Quanto ha pagato per i trascorsi, diciamo, politici?

«Tanto, troppo, molto di più di altri che hanno saputo oscurare il passato. Di tutto questo ne continuiamo a pagare ancora noi, la nostra città e tutti gli appassionati. Livorno ha dato i natali a uno dei più grandi musicisti di sempre ma per molti continua ad essere soltanto l’autore di Cavalleria, e già questo non sarebbe poco. Qualche “scienziato” dubita addirittura che sia sua, probabilmente perché fu un risultato troppo geniale per un debuttante 26enne. A quell’età i pur grandi Bellini, Verdi, Donizetti, composero opere di cui facciamo fatica a ricordare il titolo. Per il resto penso che non sia mai stata fatta una analisi seria del Mascagni del ventennio. Solo processi sommari, e solo conclusioni superficiali senza un briciolo di approfondimenti. È sempre mancata una revisione storica accurata del suo percorso. A tal proposito vorrei segnalare un’iniziativa, prevista per il prossimo giugno insieme a associazioni del territorio come “Vivi Montenero”, “Accademia degli Avvalorati”, “Nuovo Circolo Masini”, e con il patrocinio dei più importanti teatri nazionali, per una celebrazione del 75° anniversario del funerale a Livorno, avvenuto solo dopo sei anni dalla morte. Un trattamento che penso non abbia mai avuto eguali, neanche per chi si è macchiato di veri crimini. Il sindaco Furio Diaz, politico illuminato, docente di Storia alla “Normale”, non certo l’ultimo arrivato, parlò di una “deficienza difficile da farsi perdonare, che diveniva ogni giorno più intollerabile”. Per questa occasione organizzeremo dibattiti e convegni per chiarire molti di quei punti che ancora oggi probabilmente pesano come macigni, oltre al clou della manifestazione con “Messa di Gloria” e “Inno al Sole” in Piazza del Santuario a Montenero».

Progetti personali?

«A parte questo, sto curando la programmazione lirica del Festival di San Gimignano e quella di un teatro nel grossetano. Seguo con passione le vicende della nostra orchestra e del nostro coro, dando all’occorrenza una mano. Inoltre sono responsabile di un progetto riguardante un imminente “Talent Show” sulla lirica dal titolo “Born in the opera”; poi mi diletto in un’attività di divulgazione teatrale, sempre riferita all’opera».

E sarebbe?

«Si chiama “Sillabe di… lirica”, è partita per scherzo, sulla falsariga di un format ideato con Ubaldo Pantani e Simone Tamburini anni fa e che, grazie alla spinta di Daniela Morozzi, porto avanti in veste di narratore e, in questo periodo nei piccoli spazi teatrali, anche di interprete “pop” al pianoforte delle arie dell’opera raccontata.

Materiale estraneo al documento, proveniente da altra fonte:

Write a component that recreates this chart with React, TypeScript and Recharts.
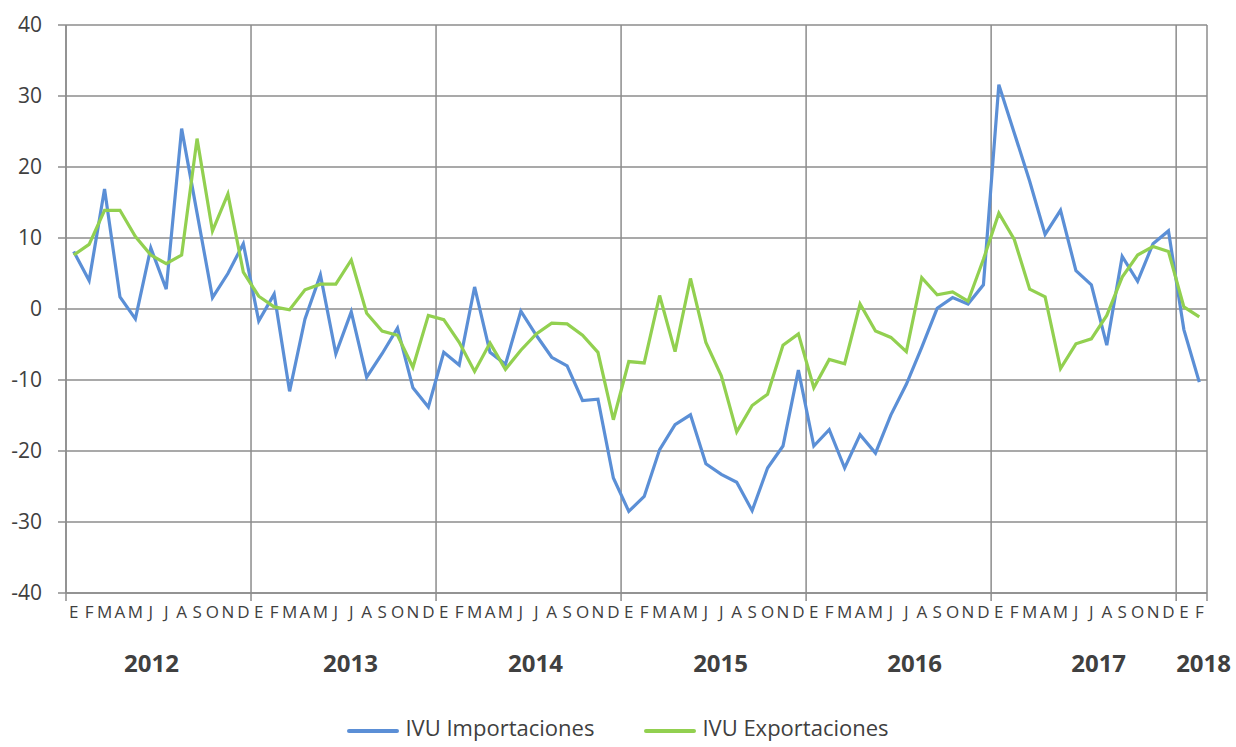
import { LineChart, Line, XAxis, YAxis, CartesianGrid, Legend } from 'recharts';

const MONTHS = ['E', 'F', 'M', 'A', 'M', 'J', 'J', 'A', 'S', 'O', 'N', 'D'];
const YEARS = ['2012', '2013', '2014', '2015', '2016', '2017', '2018'];
const Y_TICKS = [-40, -30, -20, -10, 0, 10, 20, 30, 40];

const IMPORTACIONES = [
  8.1, 4.0, 16.9, 1.7, -1.4, 8.6, 2.8, 25.4, 13.5, 1.6, 5.0, 9.2,
  -1.7, 2.1, -11.6, -1.4, 4.8, -6.3, -0.4, -9.6, -6.3, -2.7, -11.1, -13.8,
  -6.1, -7.9, 3.1, -6.1, -7.8, -0.3, -3.7, -6.8, -8.0, -12.9, -12.7, -23.8,
  -28.5, -26.4, -19.8, -16.3, -14.9, -21.8, -23.3, -24.4, -28.4, -22.4, -19.3, -8.6,
  -19.3, -17.0, -22.4, -17.7, -20.3, -14.9, -10.6, -5.4, 0.1, 1.6, 0.7, 3.4,
  31.6, 24.8, 18.0, 10.5, 13.9, 5.4, 3.4, -5.1, 7.4, 3.9, 9.2, 11.0,
  -2.9, -10.3,
];

const EXPORTACIONES = [
  7.6, 9.1, 13.9, 13.9, 10.2, 7.6, 6.4, 7.6, 24.0, 11.0, 16.2, 5.2,
  1.8, 0.3, -0.1, 2.7, 3.5, 3.5, 6.9, -0.6, -3.1, -3.7, -8.2, -0.9,
  -1.5, -4.7, -8.8, -4.8, -8.5, -5.8, -3.5, -2.0, -2.1, -3.7, -6.1, -15.6,
  -7.4, -7.6, 1.9, -6.0, 4.3, -4.7, -9.4, -17.3, -13.6, -12.0, -5.1, -3.5,
  -11.1, -7.1, -7.7, 0.7, -3.1, -4.0, -6.0, 4.4, 2.0, 2.4, 1.1, 7.0,
  13.5, 9.8, 2.8, 1.7, -8.4, -4.9, -4.2, -0.9, 4.5, 7.6, 8.8, 8.1,
  0.3, -1.1,
];

const data = IMPORTACIONES.map((v, i) => ({
  mes: MONTHS[i % 12],
  anio: YEARS[Math.floor(i / 12)],
  imp: v,
  exp: EXPORTACIONES[i],
}));

const W = 1236;
const H = 747;
const MARGIN = { top: 25, right: 29, bottom: 20, left: 0 };
const Y_AXIS_W = 66;
const PLOT_W = W - MARGIN.left - MARGIN.right - Y_AXIS_W;
const BAND = PLOT_W / data.length;
const GRID = '#8c8c8c';
const TEXT = '#404040';
const FONT = '"Open Sans", "Noto Sans", sans-serif';
const BLUE = '#5b8fd6';
const GREEN = '#92d050';
// small nudges so year labels sit like in the original
const YEAR_SHIFT = [-7, 7, 7, 7, 16, 15, 12];

const MonthTick = ({ x, y, payload }: any) => {
  const i = payload.index;
  const start = i % 12 === 0;
  const last = i === data.length - 1;
  return (
    <g>
      {start && <line x1={x - BAND / 2} x2={x - BAND / 2} y1={y} y2={y + 8} stroke={GRID} strokeWidth={1.5} />}
      {last && <line x1={x + BAND / 2} x2={x + BAND / 2} y1={y} y2={y + 8} stroke={GRID} strokeWidth={1.5} />}
      <text x={x} y={y + 25} textAnchor="middle" fontSize={17} fill={TEXT} fontFamily={FONT}>
        {payload.value}
      </text>
    </g>
  );
};

const YearTick = ({ x, y, payload }: any) => {
  const i = payload.index;
  if (i % 12 !== 0) return null;
  const y0 = Math.floor(i / 12);
  const months = Math.min(12, data.length - i);
  const cx = x - BAND / 2 + (months * BAND) / 2 + YEAR_SHIFT[y0];
  return (
    <text x={cx} y={y + 39} textAnchor="middle" fontSize={24} fontWeight="bold" fill={TEXT} fontFamily={FONT}>
      {data[i].anio}
    </text>
  );
};

const LegendContent = () => (
  <div style={{ display: 'flex', justifyContent: 'center', gap: 50, fontFamily: FONT, fontSize: 22, color: TEXT, height: 26, lineHeight: '26px' }}>
    {[
      { name: 'IVU Importaciones', color: BLUE },
      { name: 'IVU Exportaciones', color: GREEN },
    ].map((s) => (
      <div key={s.name} style={{ display: 'flex', alignItems: 'center' }}>
        <span style={{ display: 'inline-block', width: 52, height: 4, borderRadius: 2, background: s.color, marginRight: 6, marginTop: 8 }} />
        <span>{s.name}</span>
      </div>
    ))}
  </div>
);

export default function App() {
  return (
    <div style={{ position: 'absolute', left: 0, top: 0, width: W, height: H, background: '#fff', overflow: 'hidden' }}>
      <LineChart width={W} height={H} data={data} margin={MARGIN}>
        <CartesianGrid
          stroke={GRID}
          strokeWidth={1.5}
          verticalCoordinatesGenerator={({ offset }: any) => {
            const pts: number[] = [];
            for (let k = 0; k * 12 < data.length; k++) pts.push(offset.left + k * 12 * BAND);
            pts.push(offset.left + offset.width);
            return pts;
          }}
        />
        <XAxis
          dataKey="mes"
          interval={0}
          padding={{ left: BAND / 2, right: BAND / 2 }}
          tickLine={false}
          tickSize={0}
          tickMargin={0}
          height={40}
          axisLine={{ stroke: GRID, strokeWidth: 1.5 }}
          tick={<MonthTick />}
        />
        <XAxis
          dataKey="anio"
          xAxisId="year"
          interval={0}
          padding={{ left: BAND / 2, right: BAND / 2 }}
          tickLine={false}
          axisLine={false}
          tickSize={0}
          tickMargin={0}
          height={68}
          tick={<YearTick />}
        />
        <YAxis
          domain={[-40, 40]}
          ticks={Y_TICKS}
          width={Y_AXIS_W}
          tickSize={8}
          tickMargin={16}
          axisLine={{ stroke: GRID, strokeWidth: 1.5 }}
          tickLine={{ stroke: GRID, strokeWidth: 1.5 }}
          tick={{ fontSize: 21, fill: TEXT, fontFamily: FONT }}
        />
        <Legend verticalAlign="bottom" content={<LegendContent />} wrapperStyle={{ left: 0, width: W, top: 714 }} />
        <Line
          dataKey="imp"
          name="IVU Importaciones"
          stroke={BLUE}
          strokeWidth={3.2}
          dot={false}
          isAnimationActive={false}
        />
        <Line
          dataKey="exp"
          name="IVU Exportaciones"
          stroke={GREEN}
          strokeWidth={3.2}
          dot={false}
          isAnimationActive={false}
        />
      </LineChart>
    </div>
  );
}
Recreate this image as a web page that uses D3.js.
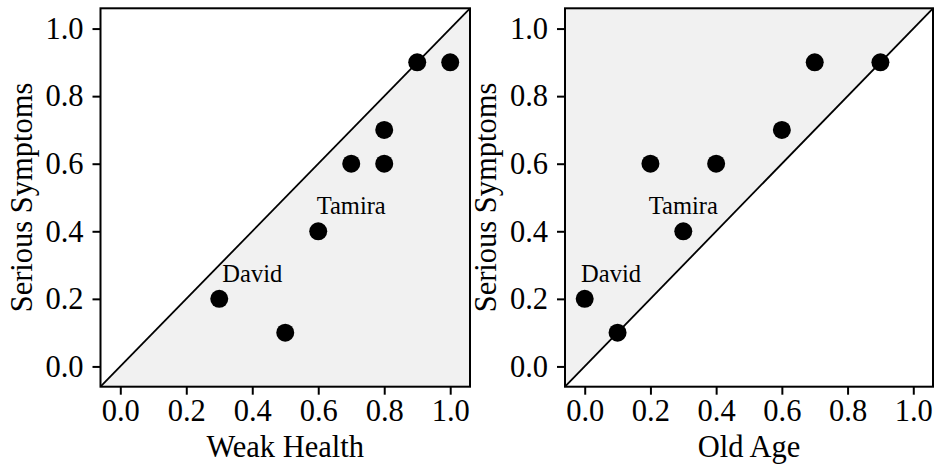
<!DOCTYPE html>
<html><head><meta charset="utf-8">
<script src="https://cdn.jsdelivr.net/npm/d3@7"></script>
<style>body{margin:0;background:#fff}svg{display:block}</style>
</head><body><svg id="c" width="935" height="466"></svg>
<script>
const tickValues = [0, 0.2, 0.4, 0.6, 0.8, 1.0];
const yTitle = "Serious Symptoms";
const weakHealthX = [0.3, 0.5, 0.6, 0.7, 0.8, 0.8, 0.9, 1.0];
const weakHealthY = [0.2, 0.1, 0.4, 0.6, 0.6, 0.7, 0.9, 0.9];
const oldAgeX = [0.0, 0.1, 0.2, 0.3, 0.4, 0.6, 0.7, 0.9];
const oldAgeY = [0.2, 0.1, 0.6, 0.4, 0.6, 0.7, 0.9, 0.9];
const weakHealthLabels = [{text: "David", x: 0.40, y: 0.25}, {text: "Tamira", x: 0.70, y: 0.45}];
const oldAgeLabels = [{text: "David", x: 0.08, y: 0.25}, {text: "Tamira", x: 0.30, y: 0.45}];

const panels = [
  {title: "Weak Health", xs: weakHealthX, ys: weakHealthY, labels: weakHealthLabels, left: 100.5, right: 470, shade: "below"},
  {title: "Old Age", xs: oldAgeX, ys: oldAgeY, labels: oldAgeLabels, left: 565, right: 933, shade: "above"}
];
const dom = [-0.06, 1.06];
const plotTop = 8.3, plotBottom = 386.7;
const svg = d3.select("#c");
const font = "'Liberation Serif','Times New Roman',serif";

panels.forEach(p => {
  const x = d3.scaleLinear().domain(dom).range([p.left, p.right]);
  const y = d3.scaleLinear().domain(dom).range([plotBottom, plotTop]);
  const g = svg.append("g");
  const pts = p.shade === "below"
    ? [[dom[0], dom[0]], [dom[1], dom[1]], [dom[1], dom[0]]]
    : [[dom[0], dom[0]], [dom[0], dom[1]], [dom[1], dom[1]]];
  g.append("path")
    .attr("d", d3.line().x(d => x(d[0])).y(d => y(d[1]))(pts) + "Z")
    .attr("fill", "#f1f1f1");
  g.append("line")
    .attr("x1", x(dom[0])).attr("y1", y(dom[0]))
    .attr("x2", x(dom[1])).attr("y2", y(dom[1]))
    .attr("stroke", "#000").attr("stroke-width", 1.8);
  const data = p.xs.map((v, i) => ({x: v, y: p.ys[i]}));
  g.selectAll("circle").data(data).join("circle")
    .attr("cx", d => x(d.x)).attr("cy", d => y(d.y)).attr("r", 9).attr("fill", "#000");
  g.selectAll("text.lab").data(p.labels).join("text").attr("class", "lab")
    .attr("x", d => x(d.x)).attr("y", d => y(d.y))
    .attr("text-anchor", "middle").attr("font-family", font).attr("font-size", 24.5)
    .text(d => d.text);
  g.append("rect")
    .attr("x", x(dom[0])).attr("y", y(dom[1]))
    .attr("width", x(dom[1]) - x(dom[0])).attr("height", y(dom[0]) - y(dom[1]))
    .attr("fill", "none").attr("stroke", "#000").attr("stroke-width", 2);
  const xa = g.append("g").attr("transform", `translate(0,${plotBottom})`)
    .call(d3.axisBottom(x).tickValues(tickValues).tickFormat(d3.format(".1f")).tickSize(8).tickPadding(5));
  const ya = g.append("g").attr("transform", `translate(${p.left},0)`)
    .call(d3.axisLeft(y).tickValues(tickValues).tickFormat(d3.format(".1f")).tickSize(8).tickPadding(9));
  [xa, ya].forEach(a => {
    a.select(".domain").remove();
    a.selectAll("line").attr("stroke", "#000").attr("stroke-width", 2);
    a.selectAll("text").attr("font-family", font).attr("font-size", 30.5).attr("fill", "#000");
  });
  g.append("text").attr("x", x(0.5)).attr("y", 457)
    .attr("text-anchor", "middle").attr("font-family", font).attr("font-size", 30.5)
    .text(p.title);
  g.append("text").attr("transform", `translate(${p.left - 69},${(plotTop + plotBottom) / 2}) rotate(-90)`)
    .attr("text-anchor", "middle").attr("font-family", font).attr("font-size", 30.5)
    .text(yTitle);
});
</script></body></html>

Mi diverte e mi stimola tantissimo. Se potessi farei solo questo».

È l’ora di parlare sinceramente. Quanto le è pesato ciò che è accaduto a primavera, l’uscita dal teatro. Si è dato una spiegazione?

«Mi creda, non sarei sincero se affermassi di essere rimasto insensibile a quanto accaduto. Troppe le cose belle e i bei ricordi che ho lasciato: i rapporti col personale, l’orchestra, il coro, la sopravvivenza nel periodo della pandemia, tantissime cose. Ma, quando capita di godere di momenti di grande soddisfazione professionale, è giusto chiederti anche quali siano stati i veri motivi che ti hanno permesso di viverli. E, se sei onesto con te stesso, raramente a queste domande puoi darti spiegazioni nitide, certezze assolute. E la stessa cosa accade anche quando questi momenti non puoi viverli più»

Un invito al pubblico per domenica?

«Per favore, non vi perdete questo evento».